Data excerpt –
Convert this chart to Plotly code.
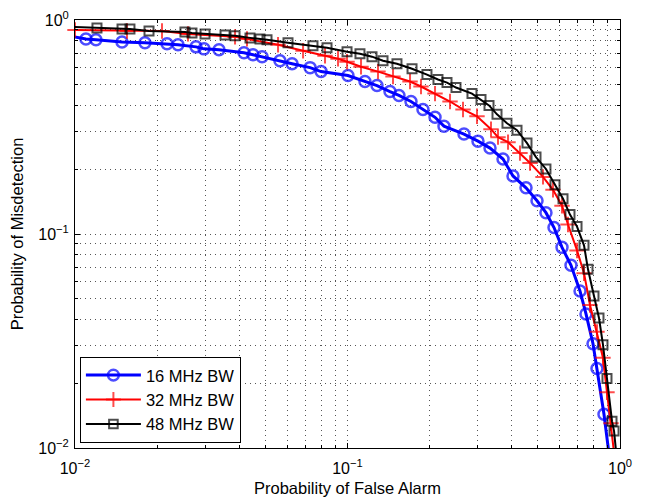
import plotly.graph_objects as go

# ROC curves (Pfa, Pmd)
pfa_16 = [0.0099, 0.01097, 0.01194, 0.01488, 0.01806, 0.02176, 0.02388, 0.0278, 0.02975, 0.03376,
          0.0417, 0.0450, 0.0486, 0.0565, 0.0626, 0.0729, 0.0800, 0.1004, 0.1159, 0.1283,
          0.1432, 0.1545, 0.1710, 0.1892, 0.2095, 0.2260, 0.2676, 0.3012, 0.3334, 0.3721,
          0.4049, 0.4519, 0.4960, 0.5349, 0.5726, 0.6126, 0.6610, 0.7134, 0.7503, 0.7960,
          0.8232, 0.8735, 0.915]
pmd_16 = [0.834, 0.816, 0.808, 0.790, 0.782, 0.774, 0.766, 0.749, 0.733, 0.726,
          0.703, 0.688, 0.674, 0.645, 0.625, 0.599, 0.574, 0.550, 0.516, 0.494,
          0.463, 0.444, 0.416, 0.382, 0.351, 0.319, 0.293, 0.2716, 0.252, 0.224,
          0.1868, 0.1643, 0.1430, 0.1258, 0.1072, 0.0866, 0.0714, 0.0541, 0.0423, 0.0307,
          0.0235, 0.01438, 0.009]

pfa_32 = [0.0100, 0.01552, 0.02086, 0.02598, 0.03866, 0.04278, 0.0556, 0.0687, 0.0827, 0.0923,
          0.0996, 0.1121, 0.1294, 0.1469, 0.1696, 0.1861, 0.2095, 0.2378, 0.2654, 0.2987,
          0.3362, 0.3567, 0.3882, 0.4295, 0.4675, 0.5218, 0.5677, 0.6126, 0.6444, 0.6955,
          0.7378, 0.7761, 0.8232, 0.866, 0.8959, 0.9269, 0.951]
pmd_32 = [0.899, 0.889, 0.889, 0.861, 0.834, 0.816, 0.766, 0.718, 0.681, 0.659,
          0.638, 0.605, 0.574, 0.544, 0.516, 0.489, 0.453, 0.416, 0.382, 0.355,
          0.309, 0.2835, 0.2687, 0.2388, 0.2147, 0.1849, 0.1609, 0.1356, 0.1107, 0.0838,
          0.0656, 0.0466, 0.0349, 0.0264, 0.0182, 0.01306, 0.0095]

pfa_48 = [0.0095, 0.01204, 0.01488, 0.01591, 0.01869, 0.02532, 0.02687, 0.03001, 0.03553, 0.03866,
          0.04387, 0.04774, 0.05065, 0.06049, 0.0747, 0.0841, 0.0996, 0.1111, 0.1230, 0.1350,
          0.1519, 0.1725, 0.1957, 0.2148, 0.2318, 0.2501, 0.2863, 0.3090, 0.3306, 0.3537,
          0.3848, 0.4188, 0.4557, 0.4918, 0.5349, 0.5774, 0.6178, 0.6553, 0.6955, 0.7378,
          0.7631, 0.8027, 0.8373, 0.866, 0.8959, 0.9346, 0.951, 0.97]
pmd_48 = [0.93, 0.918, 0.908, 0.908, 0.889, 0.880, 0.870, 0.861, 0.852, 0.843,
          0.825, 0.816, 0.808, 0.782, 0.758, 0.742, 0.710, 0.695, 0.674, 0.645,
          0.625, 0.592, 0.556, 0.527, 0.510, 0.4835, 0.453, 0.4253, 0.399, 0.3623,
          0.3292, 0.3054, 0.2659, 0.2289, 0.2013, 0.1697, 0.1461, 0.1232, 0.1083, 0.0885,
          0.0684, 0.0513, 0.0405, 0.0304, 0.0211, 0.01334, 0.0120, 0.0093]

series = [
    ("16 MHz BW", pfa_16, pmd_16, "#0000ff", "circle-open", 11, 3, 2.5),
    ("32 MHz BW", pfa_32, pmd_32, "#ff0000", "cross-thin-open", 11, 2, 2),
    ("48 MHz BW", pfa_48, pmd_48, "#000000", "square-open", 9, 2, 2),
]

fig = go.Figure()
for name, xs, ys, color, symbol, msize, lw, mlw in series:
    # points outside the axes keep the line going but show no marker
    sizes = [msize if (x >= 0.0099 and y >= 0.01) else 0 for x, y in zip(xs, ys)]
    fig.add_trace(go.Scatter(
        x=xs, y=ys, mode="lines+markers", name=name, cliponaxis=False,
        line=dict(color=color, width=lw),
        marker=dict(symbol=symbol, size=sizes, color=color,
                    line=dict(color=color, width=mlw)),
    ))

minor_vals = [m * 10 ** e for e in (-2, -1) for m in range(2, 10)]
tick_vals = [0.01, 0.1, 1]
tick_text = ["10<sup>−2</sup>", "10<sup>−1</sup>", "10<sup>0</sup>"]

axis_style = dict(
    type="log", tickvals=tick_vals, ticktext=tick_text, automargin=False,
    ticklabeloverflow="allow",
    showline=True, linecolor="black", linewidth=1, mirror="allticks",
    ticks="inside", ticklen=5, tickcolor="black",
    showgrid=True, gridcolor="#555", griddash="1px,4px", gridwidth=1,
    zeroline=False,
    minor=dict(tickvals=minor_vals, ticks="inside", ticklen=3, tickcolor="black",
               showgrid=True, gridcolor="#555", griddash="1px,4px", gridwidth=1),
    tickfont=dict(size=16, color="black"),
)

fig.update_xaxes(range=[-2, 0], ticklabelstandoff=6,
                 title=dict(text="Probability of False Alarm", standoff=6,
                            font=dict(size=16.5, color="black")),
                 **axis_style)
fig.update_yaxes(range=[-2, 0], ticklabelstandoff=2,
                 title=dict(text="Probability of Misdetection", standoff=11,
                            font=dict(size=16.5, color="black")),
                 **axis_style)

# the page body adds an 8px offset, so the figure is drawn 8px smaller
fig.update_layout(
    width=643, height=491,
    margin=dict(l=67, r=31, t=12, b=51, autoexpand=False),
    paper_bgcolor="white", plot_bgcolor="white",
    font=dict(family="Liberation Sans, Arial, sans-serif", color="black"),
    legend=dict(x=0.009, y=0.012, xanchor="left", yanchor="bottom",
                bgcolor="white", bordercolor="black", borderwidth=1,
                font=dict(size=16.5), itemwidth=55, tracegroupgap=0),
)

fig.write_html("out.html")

Task requirements –
Write out the listing above again, exactly, but with no pictures in the copy.

The solution –
Convert this chart to Plotly code.
import plotly.graph_objects as go

# ROC curves (Pfa, Pmd)
pfa_16 = [0.0099, 0.01097, 0.01194, 0.01488, 0.01806, 0.02176, 0.02388, 0.0278, 0.02975, 0.03376,
          0.0417, 0.0450, 0.0486, 0.0565, 0.0626, 0.0729, 0.0800, 0.1004, 0.1159, 0.1283,
          0.1432, 0.1545, 0.1710, 0.1892, 0.2095, 0.2260, 0.2676, 0.3012, 0.3334, 0.3721,
          0.4049, 0.4519, 0.4960, 0.5349, 0.5726, 0.6126, 0.6610, 0.7134, 0.7503, 0.7960,
          0.8232, 0.8735, 0.915]
pmd_16 = [0.834, 0.816, 0.808, 0.790, 0.782, 0.774, 0.766, 0.749, 0.733, 0.726,
          0.703, 0.688, 0.674, 0.645, 0.625, 0.599, 0.574, 0.550, 0.516, 0.494,
          0.463, 0.444, 0.416, 0.382, 0.351, 0.319, 0.293, 0.2716, 0.252, 0.224,
          0.1868, 0.1643, 0.1430, 0.1258, 0.1072, 0.0866, 0.0714, 0.0541, 0.0423, 0.0307,
          0.0235, 0.01438, 0.009]

pfa_32 = [0.0100, 0.01552, 0.02086, 0.02598, 0.03866, 0.04278, 0.0556, 0.0687, 0.0827, 0.0923,
          0.0996, 0.1121, 0.1294, 0.1469, 0.1696, 0.1861, 0.2095, 0.2378, 0.2654, 0.2987,
          0.3362, 0.3567, 0.3882, 0.4295, 0.4675, 0.5218, 0.5677, 0.6126, 0.6444, 0.6955,
          0.7378, 0.7761, 0.8232, 0.866, 0.8959, 0.9269, 0.951]
pmd_32 = [0.899, 0.889, 0.889, 0.861, 0.834, 0.816, 0.766, 0.718, 0.681, 0.659,
          0.638, 0.605, 0.574, 0.544, 0.516, 0.489, 0.453, 0.416, 0.382, 0.355,
          0.309, 0.2835, 0.2687, 0.2388, 0.2147, 0.1849, 0.1609, 0.1356, 0.1107, 0.0838,
          0.0656, 0.0466, 0.0349, 0.0264, 0.0182, 0.01306, 0.0095]

pfa_48 = [0.0095, 0.01204, 0.01488, 0.01591, 0.01869, 0.02532, 0.02687, 0.03001, 0.03553, 0.03866,
          0.04387, 0.04774, 0.05065, 0.06049, 0.0747, 0.0841, 0.0996, 0.1111, 0.1230, 0.1350,
          0.1519, 0.1725, 0.1957, 0.2148, 0.2318, 0.2501, 0.2863, 0.3090, 0.3306, 0.3537,
          0.3848, 0.4188, 0.4557, 0.4918, 0.5349, 0.5774, 0.6178, 0.6553, 0.6955, 0.7378,
          0.7631, 0.8027, 0.8373, 0.866, 0.8959, 0.9346, 0.951, 0.97]
pmd_48 = [0.93, 0.918, 0.908, 0.908, 0.889, 0.880, 0.870, 0.861, 0.852, 0.843,
          0.825, 0.816, 0.808, 0.782, 0.758, 0.742, 0.710, 0.695, 0.674, 0.645,
          0.625, 0.592, 0.556, 0.527, 0.510, 0.4835, 0.453, 0.4253, 0.399, 0.3623,
          0.3292, 0.3054, 0.2659, 0.2289, 0.2013, 0.1697, 0.1461, 0.1232, 0.1083, 0.0885,
          0.0684, 0.0513, 0.0405, 0.0304, 0.0211, 0.01334, 0.0120, 0.0093]

series = [
    ("16 MHz BW", pfa_16, pmd_16, "#0000ff", "circle-open", 11, 3, 2.5),
    ("32 MHz BW", pfa_32, pmd_32, "#ff0000", "cross-thin-open", 11, 2, 2),
    ("48 MHz BW", pfa_48, pmd_48, "#000000", "square-open", 9, 2, 2),
]

fig = go.Figure()
for name, xs, ys, color, symbol, msize, lw, mlw in series:
    # points outside the axes keep the line going but show no marker
    sizes = [msize if (x >= 0.0099 and y >= 0.01) else 0 for x, y in zip(xs, ys)]
    fig.add_trace(go.Scatter(
        x=xs, y=ys, mode="lines+markers", name=name, cliponaxis=False,
        line=dict(color=color, width=lw),
        marker=dict(symbol=symbol, size=sizes, color=color,
                    line=dict(color=color, width=mlw)),
    ))

minor_vals = [m * 10 ** e for e in (-2, -1) for m in range(2, 10)]
tick_vals = [0.01, 0.1, 1]
tick_text = ["10<sup>−2</sup>", "10<sup>−1</sup>", "10<sup>0</sup>"]

axis_style = dict(
    type="log", tickvals=tick_vals, ticktext=tick_text, automargin=False,
    ticklabeloverflow="allow",
    showline=True, linecolor="black", linewidth=1, mirror="allticks",
    ticks="inside", ticklen=5, tickcolor="black",
    showgrid=True, gridcolor="#555", griddash="1px,4px", gridwidth=1,
    zeroline=False,
    minor=dict(tickvals=minor_vals, ticks="inside", ticklen=3, tickcolor="black",
               showgrid=True, gridcolor="#555", griddash="1px,4px", gridwidth=1),
    tickfont=dict(size=16, color="black"),
)

fig.update_xaxes(range=[-2, 0], ticklabelstandoff=6,
                 title=dict(text="Probability of False Alarm", standoff=6,
                            font=dict(size=16.5, color="black")),
                 **axis_style)
fig.update_yaxes(range=[-2, 0], ticklabelstandoff=2,
                 title=dict(text="Probability of Misdetection", standoff=11,
                            font=dict(size=16.5, color="black")),
                 **axis_style)

# the page body adds an 8px offset, so the figure is drawn 8px smaller
fig.update_layout(
    width=643, height=491,
    margin=dict(l=67, r=31, t=12, b=51, autoexpand=False),
    paper_bgcolor="white", plot_bgcolor="white",
    font=dict(family="Liberation Sans, Arial, sans-serif", color="black"),
    legend=dict(x=0.009, y=0.012, xanchor="left", yanchor="bottom",
                bgcolor="white", bordercolor="black", borderwidth=1,
                font=dict(size=16.5), itemwidth=55, tracegroupgap=0),
)

fig.write_html("out.html")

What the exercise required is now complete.